Avvenire, 2 luglio 2020
Le dipendenze dei combattenti
Prima al Bataclan, poi a Raqqa. In tanti attentati suicidi, attacchi all’ultimo sangue ed omicidi efferati, il Daesh avrebbe fatto ricorso ad anfetamine. Droghe sintetiche concepite per esorcizzare il nemico numero uno del combattente: la paura della morte. Un nemico esiziale e paralizzante, cui si cerca rimedio da sempre con l’addestramento e, quando le gambe tremano, con la droga, con l’alcol, le anfetamine, la cocaina e il Lsd, eterni compagni dei guerriglieri dalla notte dei tempi.
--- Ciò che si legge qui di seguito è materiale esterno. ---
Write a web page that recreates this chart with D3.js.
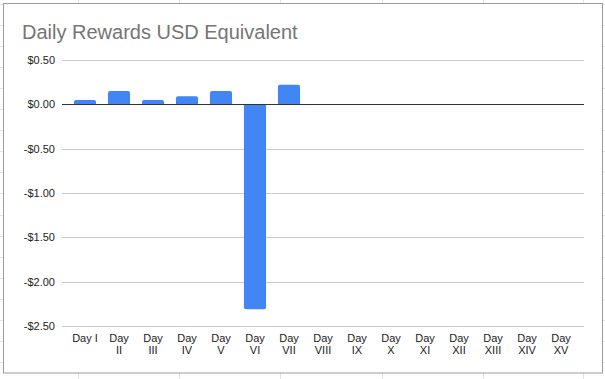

Il politologo polacco Lukasz Kaminski vi ha dedicato perfino un saggio (’ Shooting up: a History of Drugs in Warfare’). Le droghe sono un’arma mortale, perché distruggono la mente. Riducono gli stimoli del sonno e della fame; aumentano i riflessi; anestetizzano i dolori delle ferite e affossano la paura. Perché l’uomo fa la guerra da sempre, ma fin da allora la teme, perché la guerra è sinonimo di morte. Fin dall’antichità l’alcol è stato ’l’elisir’ del combattente: gli opliti greci partivano in battaglia zeppi di vino. Gli aztechi avevano il pulque, un alcol misto a erbe e spezie dagli effetti narcotici. Anche Napoleone, maestro di strategia, sapeva come galvanizzare i suoi uomini. Ad Austerlitz aveva fatto distribuire una triplice razione di brandy. Erano forniture previste nei piani di battaglia. La Royal Navy del XVII secolo assegnava ad ogni marinaio una mezza pinta di rhum al giorno. L’alcol era una ’stampella’, un artificio per darsi coraggio. Permetteva di reggere i rigori del clima, di affrontare le fatiche delle marce spossanti e di fortificare il corpo. Nel XX secolo, poi, la chimica ha stravolto tutto, anche il binomio droga-campi di battaglia. La cocaina ha varcato i confini della Germania, conquistando i teatri più disparati. Era molto ’apprezzata’ dai militari perché riduceva la fame e i bisogni in viveri del 15-20%. Nella prima guerra mondiale fu distribuita in massa ai soldati di tutti i fronti, spesso a loro insaputa, mista al rancio. Aumentava i riflessi e le prestazioni sul campo. Salvo poi distruggere i neuroni e creare una spirale di dipendenza psichica. Poi è stata l’era delle anfetamine, come il captagon del Daesh. Hitler era un fervente consumatore di queste sostanze. Ingurgitava cocktail di 150 pillole alla settimana. Fra gli effetti ricercati: riduzione massiccia dei bisogni di dormire, di mangiare e delle sensazioni di dolore. Solo nel 1942 ci si accorse degli effetti nefasti: una fortissima dipendenza e, in caso di astinenza, una fatica insormontabile e una perdita di autocontrollo. Gli stati maggiori tedeschi distribuirono anfetamine agli uomini sotto forma di barrette di cioccolato. Come Hitler, anche Churchill era un grande bevitore e un grosso consumatore di droghe sintetiche, che mischiava ai barbiturici. I francesi non furono da meno.
Usarono droghe di sintesi durante la battaglia di Dien Bien Phu, in Indocina, e durante la Guerra del Golfo. Gli americani se ne servirono a Panama, nel 1989, e in Afghanistan, nel 2001, permettendo agli equipaggi dei bombardieri di operare per 85 ore di fila senza dormire. I jihadisti di ieri e di oggi usano gli stessi metodi, per accrescere il morale, la resistenza fisica e i riflessi. I loro bambini soldato sono sistematicamente drogati. La distribuzione massiccia di cocaina, marijuana, anfetamine e Lsd aumenta la loro spietatezza, rendendoli capaci di violenze inaudite. Una cosa che complica il processo di smobilitazione. Un altro effetto perverso della guerra. Il male assoluto per antonomasia.